WHAT NEEDS TO BE DONE: Quote from the first line below through the line that contains "group_label_x = [12.9, 40.3, 55.2, 62.8, 72.2, 79.6, 88.6]", both included, and leave the pictures out.

- - - -

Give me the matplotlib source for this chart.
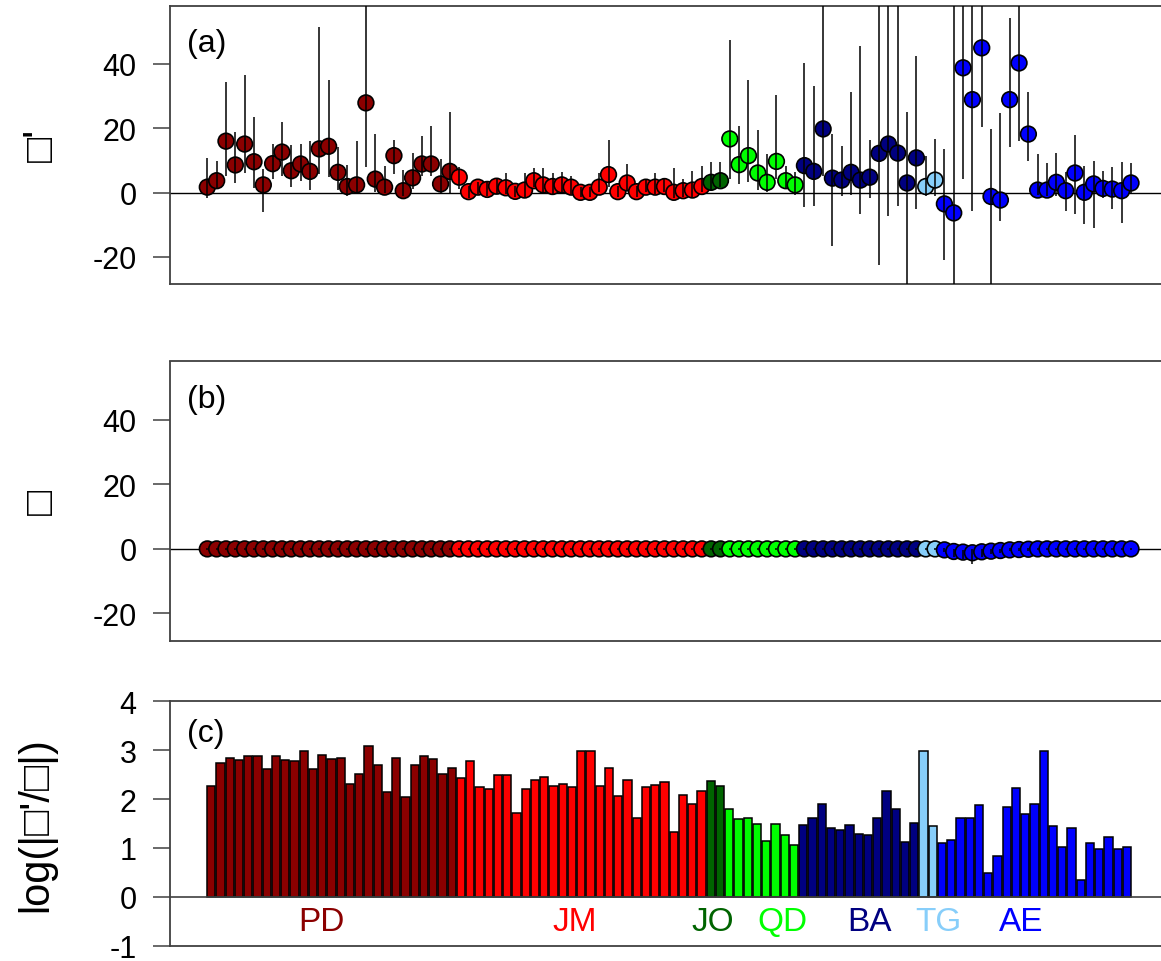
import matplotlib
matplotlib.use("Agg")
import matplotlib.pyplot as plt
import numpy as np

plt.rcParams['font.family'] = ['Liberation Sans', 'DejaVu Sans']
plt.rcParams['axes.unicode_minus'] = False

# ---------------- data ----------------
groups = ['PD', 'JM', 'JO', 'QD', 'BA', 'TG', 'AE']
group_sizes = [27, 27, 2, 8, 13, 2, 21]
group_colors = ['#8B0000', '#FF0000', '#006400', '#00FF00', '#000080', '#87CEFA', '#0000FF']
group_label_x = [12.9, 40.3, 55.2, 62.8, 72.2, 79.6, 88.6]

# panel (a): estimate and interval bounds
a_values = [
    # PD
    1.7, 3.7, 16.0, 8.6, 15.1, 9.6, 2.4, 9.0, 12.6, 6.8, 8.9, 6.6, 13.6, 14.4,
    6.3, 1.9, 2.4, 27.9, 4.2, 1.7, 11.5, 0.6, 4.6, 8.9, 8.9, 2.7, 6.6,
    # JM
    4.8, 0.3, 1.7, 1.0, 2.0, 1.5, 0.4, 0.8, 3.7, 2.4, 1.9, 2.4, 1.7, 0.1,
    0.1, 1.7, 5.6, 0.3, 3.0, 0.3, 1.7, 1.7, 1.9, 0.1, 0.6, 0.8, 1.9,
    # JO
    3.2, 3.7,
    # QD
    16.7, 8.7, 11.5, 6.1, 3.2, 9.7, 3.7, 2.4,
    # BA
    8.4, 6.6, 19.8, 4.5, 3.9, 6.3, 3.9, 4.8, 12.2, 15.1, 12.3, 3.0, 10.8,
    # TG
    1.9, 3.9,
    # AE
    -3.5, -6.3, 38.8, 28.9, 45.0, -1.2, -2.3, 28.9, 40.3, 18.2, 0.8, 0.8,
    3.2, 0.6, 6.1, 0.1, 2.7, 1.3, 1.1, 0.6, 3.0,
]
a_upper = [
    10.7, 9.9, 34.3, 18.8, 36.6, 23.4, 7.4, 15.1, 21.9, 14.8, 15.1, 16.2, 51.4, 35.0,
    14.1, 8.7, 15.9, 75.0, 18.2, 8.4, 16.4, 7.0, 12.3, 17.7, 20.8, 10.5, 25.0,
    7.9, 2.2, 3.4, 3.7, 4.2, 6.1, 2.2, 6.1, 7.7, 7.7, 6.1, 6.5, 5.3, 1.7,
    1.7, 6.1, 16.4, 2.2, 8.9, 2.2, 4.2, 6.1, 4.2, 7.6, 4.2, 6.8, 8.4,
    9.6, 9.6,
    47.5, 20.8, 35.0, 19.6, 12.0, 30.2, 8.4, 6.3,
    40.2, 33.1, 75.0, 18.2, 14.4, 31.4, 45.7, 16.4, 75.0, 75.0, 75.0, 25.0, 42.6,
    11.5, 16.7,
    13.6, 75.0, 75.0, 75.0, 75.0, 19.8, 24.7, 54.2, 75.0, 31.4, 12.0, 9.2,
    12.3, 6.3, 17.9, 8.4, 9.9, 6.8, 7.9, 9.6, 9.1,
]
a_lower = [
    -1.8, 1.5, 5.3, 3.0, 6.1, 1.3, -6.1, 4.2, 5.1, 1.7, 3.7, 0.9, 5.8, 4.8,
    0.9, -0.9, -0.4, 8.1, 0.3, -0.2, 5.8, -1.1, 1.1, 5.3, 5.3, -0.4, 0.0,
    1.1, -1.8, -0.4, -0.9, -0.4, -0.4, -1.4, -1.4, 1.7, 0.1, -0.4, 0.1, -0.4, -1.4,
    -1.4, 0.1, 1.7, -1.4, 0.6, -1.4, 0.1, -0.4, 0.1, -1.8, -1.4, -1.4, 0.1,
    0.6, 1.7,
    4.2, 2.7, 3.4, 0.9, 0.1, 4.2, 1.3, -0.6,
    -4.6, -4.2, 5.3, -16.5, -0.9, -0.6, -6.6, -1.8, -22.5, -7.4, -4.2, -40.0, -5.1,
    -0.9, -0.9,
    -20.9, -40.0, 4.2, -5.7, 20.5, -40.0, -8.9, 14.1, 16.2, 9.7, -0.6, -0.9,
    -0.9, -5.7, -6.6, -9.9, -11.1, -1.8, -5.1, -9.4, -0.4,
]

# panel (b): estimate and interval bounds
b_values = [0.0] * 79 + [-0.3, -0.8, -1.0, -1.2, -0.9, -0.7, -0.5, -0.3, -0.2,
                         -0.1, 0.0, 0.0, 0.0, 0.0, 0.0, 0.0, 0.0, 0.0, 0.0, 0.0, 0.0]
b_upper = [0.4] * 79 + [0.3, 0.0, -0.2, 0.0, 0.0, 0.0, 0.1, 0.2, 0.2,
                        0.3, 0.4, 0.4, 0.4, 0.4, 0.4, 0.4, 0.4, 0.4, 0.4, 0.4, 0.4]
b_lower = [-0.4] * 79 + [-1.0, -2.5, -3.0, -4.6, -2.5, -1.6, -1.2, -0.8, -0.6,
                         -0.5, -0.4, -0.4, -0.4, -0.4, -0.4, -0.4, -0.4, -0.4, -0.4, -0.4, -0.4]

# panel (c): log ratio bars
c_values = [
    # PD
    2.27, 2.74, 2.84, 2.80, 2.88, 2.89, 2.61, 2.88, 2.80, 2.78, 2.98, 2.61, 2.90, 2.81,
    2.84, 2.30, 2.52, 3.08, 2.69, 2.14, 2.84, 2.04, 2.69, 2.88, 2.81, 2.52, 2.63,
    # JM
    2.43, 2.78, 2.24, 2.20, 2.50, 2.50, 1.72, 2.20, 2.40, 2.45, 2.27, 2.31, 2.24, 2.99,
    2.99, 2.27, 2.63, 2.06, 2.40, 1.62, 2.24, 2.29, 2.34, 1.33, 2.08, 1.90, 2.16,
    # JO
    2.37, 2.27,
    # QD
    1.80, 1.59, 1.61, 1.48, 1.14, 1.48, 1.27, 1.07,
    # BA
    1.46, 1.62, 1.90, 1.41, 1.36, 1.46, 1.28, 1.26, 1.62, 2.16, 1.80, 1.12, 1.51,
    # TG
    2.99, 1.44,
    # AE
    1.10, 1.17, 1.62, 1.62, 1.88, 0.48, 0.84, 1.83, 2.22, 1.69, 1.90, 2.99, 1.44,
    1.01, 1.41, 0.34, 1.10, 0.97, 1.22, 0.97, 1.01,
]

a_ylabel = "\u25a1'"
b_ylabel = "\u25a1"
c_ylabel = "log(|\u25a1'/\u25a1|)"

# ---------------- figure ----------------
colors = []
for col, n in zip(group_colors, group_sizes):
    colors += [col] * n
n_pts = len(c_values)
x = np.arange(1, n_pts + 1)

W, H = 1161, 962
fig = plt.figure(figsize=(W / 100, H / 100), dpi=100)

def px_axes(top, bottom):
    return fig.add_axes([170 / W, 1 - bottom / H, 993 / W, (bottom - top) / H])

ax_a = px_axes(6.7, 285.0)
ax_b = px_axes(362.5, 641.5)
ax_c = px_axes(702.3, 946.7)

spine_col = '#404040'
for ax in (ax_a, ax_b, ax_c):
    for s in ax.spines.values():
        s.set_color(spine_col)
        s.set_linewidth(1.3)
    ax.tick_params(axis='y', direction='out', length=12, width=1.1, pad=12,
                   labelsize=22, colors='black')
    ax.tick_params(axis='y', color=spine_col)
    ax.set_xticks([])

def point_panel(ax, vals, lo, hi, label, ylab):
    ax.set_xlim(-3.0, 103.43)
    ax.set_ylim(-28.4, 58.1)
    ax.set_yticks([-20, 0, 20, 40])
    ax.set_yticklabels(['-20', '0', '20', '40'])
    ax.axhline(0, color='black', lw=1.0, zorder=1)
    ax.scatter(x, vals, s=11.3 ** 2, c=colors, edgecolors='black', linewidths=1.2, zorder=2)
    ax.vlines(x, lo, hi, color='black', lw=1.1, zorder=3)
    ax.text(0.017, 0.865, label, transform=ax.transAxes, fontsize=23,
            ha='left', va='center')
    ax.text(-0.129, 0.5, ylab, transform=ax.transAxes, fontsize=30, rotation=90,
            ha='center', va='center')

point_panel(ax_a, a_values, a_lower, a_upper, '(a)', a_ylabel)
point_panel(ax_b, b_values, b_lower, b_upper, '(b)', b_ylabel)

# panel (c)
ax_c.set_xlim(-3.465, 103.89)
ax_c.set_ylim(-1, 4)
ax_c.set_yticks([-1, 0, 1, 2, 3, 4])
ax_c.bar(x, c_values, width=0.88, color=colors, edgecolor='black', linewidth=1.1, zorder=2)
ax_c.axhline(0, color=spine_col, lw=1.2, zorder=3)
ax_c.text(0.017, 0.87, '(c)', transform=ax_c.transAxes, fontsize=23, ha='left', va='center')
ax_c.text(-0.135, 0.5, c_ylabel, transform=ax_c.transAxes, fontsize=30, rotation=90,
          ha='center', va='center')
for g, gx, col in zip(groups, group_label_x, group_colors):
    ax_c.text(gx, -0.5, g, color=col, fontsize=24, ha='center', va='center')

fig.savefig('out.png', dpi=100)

- - - -

FULL SOLUTION:
Give me the matplotlib source for this chart.
import matplotlib
matplotlib.use("Agg")
import matplotlib.pyplot as plt
import numpy as np

plt.rcParams['font.family'] = ['Liberation Sans', 'DejaVu Sans']
plt.rcParams['axes.unicode_minus'] = False

# ---------------- data ----------------
groups = ['PD', 'JM', 'JO', 'QD', 'BA', 'TG', 'AE']
group_sizes = [27, 27, 2, 8, 13, 2, 21]
group_colors = ['#8B0000', '#FF0000', '#006400', '#00FF00', '#000080', '#87CEFA', '#0000FF']
group_label_x = [12.9, 40.3, 55.2, 62.8, 72.2, 79.6, 88.6]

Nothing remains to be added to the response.